Eran unos tiempos gloriosos en los que solíamos almorzar caviar iraní con Dom Perignon. Una época en la que futuro quedaba lejos y nos afanábamos en vivir el presente con extrema fruición, sacándole chispa a la alegría del momento que era contagiosa e invitaba a deslizarse por la pendiente de la vida, con promesas peligrosas y amenazantes en ocasiones.
El sector atravesaba su época dorada, y todo valía nada porque se pagaba a tocateja y el dinero se salía de los bolsillos. En aquéllos días de vino y rosas, de champagne a gogó y cigalas de metro y medio, el sector mostró su cara más desprendida, su generosidad larga y trabajada, su espíritu chisposo capaz de sembrar la sonrisa y ejercer como nadie la solidaridad, la ayuda al amigo que no has olvidado.

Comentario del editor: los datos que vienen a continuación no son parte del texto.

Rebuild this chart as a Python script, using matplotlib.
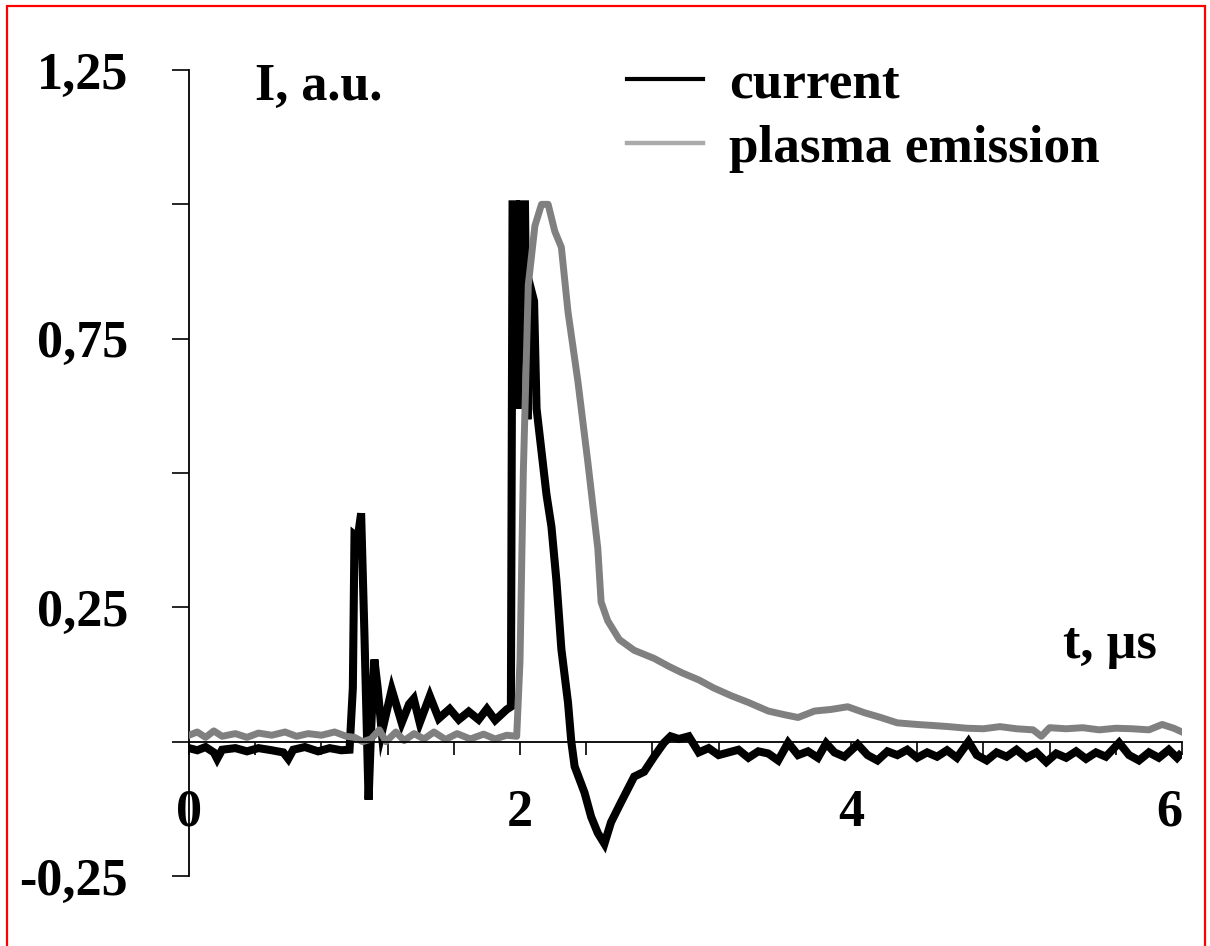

Eran tiempos de alocamiento generalizado, en los que lo imposible no existía y el instante se saboreaba hasta el último suspiro. Tiempos en los que se trabajaba muy duro, con luchas de calle y asaltos imprevistos. Pero al final de la jornada, agotadora muchas veces, el sector levantaba la copa de la recompensa bien ganada y dormía en paz, con la tranquilidad conquistada. No veíamos un futuro preñado de sombras. Pero saben que les digo: que nos quiten lo bailao.